Nor is this the only recorded instance of undergraduates assuming female dress. The Rev. W.K.R. Bedford, who matriculated in 1844, recalled that in his day the men of Brasenose 'were reckoned excellent hands at inventing new kinds of diversion ... Our latest performance in the way of relieving the tedium of the Lent term had been the institution of a fancy-dress ball in college, all the guests being of the sterner sex, but sundry ludicrous assumptions of female attire furnishing a semblance of the other element in ordinary reunions.' The Ale Verse for 1845 proclaimed:

The era of Polka has beamed forth its light,

And many a heart has thrill'd with delight ...

'Twas glorious to see the "Ocean's child,

The Spaniard and Turk, and the Indian wild,"

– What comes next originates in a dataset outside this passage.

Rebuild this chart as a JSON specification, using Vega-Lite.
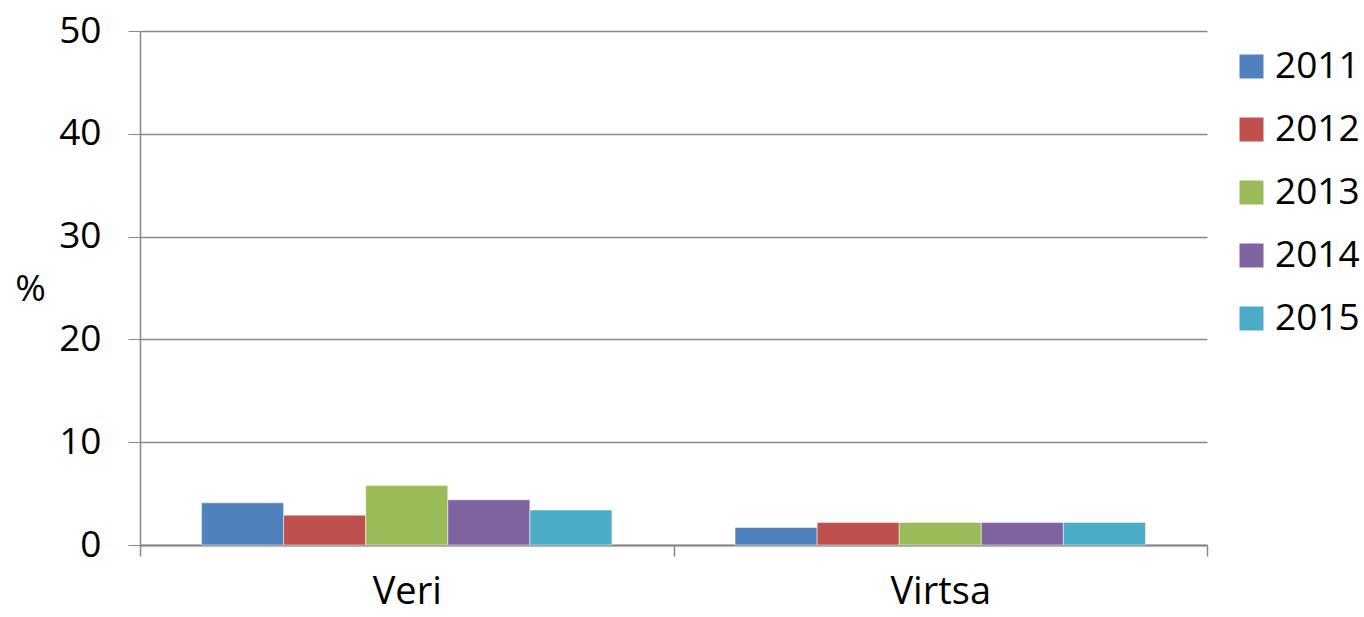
{
  "$schema": "https://vega.github.io/schema/vega-lite/v6.json",
  "width": 1067,
  "height": 514,
  "autosize": {"type": "none"},
  "padding": {"left": 140, "top": 31, "right": 157, "bottom": 72},
  "background": "white",
  "data": {"values": [
    {"cat": "Veri", "year": "2011", "value": 4.1},
    {"cat": "Veri", "year": "2012", "value": 2.9},
    {"cat": "Veri", "year": "2013", "value": 5.8},
    {"cat": "Veri", "year": "2014", "value": 4.4},
    {"cat": "Veri", "year": "2015", "value": 3.4},
    {"cat": "Virtsa", "year": "2011", "value": 1.7},
    {"cat": "Virtsa", "year": "2012", "value": 2.2},
    {"cat": "Virtsa", "year": "2013", "value": 2.2},
    {"cat": "Virtsa", "year": "2014", "value": 2.2},
    {"cat": "Virtsa", "year": "2015", "value": 2.2}
  ]},
  "mark": {"type": "bar", "stroke": "white", "strokeWidth": 0.5},
  "encoding": {
    "x": {
      "field": "cat", "type": "nominal",
      "scale": {"paddingInner": 0, "paddingOuter": 0},
      "axis": {
        "title": null, "labelAngle": 0, "labelFont": "Open Sans", "labelFontSize": 38,
        "labelColor": "black", "labelPadding": 17, "tickBand": "extent", "tickSize": 11,
        "tickColor": "#888888", "domainColor": "#888888", "domainWidth": 2, "tickWidth": 1.5
      }
    },
    "xOffset": {"field": "year", "type": "nominal", "scale": {"paddingInner": 0, "paddingOuter": 0.75}},
    "y": {
      "field": "value", "type": "quantitative",
      "scale": {"domain": [0, 50]},
      "axis": {
        "title": "%", "titleAngle": 0, "titleFont": "Open Sans", "titleFontSize": 37, "titleFontWeight": "normal",
        "titleX": -110, "titleY": 258, "titleAlign": "center", "titleBaseline": "middle",
        "values": [0, 10, 20, 30, 40, 50],
        "labelFont": "Open Sans", "labelFontSize": 37, "labelColor": "black", "labelPadding": 27,
        "tickSize": 12, "tickColor": "#888888", "domainColor": "#888888", "domainWidth": 1.5,
        "gridColor": "#888888", "gridWidth": 1.5
      }
    },
    "color": {
      "field": "year", "type": "nominal",
      "scale": {"domain": ["2011", "2012", "2013", "2014", "2015"], "range": ["#4f81bd", "#c0504d", "#9bbb59", "#8064a2", "#4bacc6"]},
      "legend": {
        "title": null, "orient": "none", "legendX": 1093, "legendY": 17,
        "symbolType": "square", "symbolSize": 576, "symbolStrokeWidth": 0,
        "labelFont": "Open Sans", "labelFontSize": 37, "labelColor": "black",
        "rowPadding": 25, "labelOffset": 5
      }
    }
  },
  "config": {"view": {"stroke": null}}
}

A footnote added a quotation from the Morning Post of 31st January 1845: 'Last night a Fancy Dress and Polka Ball was given at Brasenose College, Oxford, which was numerously and fashionably attended'. Could this have been the dance remembered by Mr. Bedford, or is it an early example of a truly mixed dance? Whatever the answer such fancy dress balls as he recalled certainly took place in the 1890s, and two hand coloured photographs in the Archives show a mixed collection of costumes, including several not unconvincing ladies.

The Ale Verses are always a guide to current concerns. In the years before the admission of women the prospect was considered by several poets and songwriters including, in 1973:

Will rugby club dinners now echo

With voices as shrill as a bell?

Will verses like this one we're singing

Be sung by sopranos as well?

A true prophet. Two years later an Ale Verse was set for 'sopranos only'.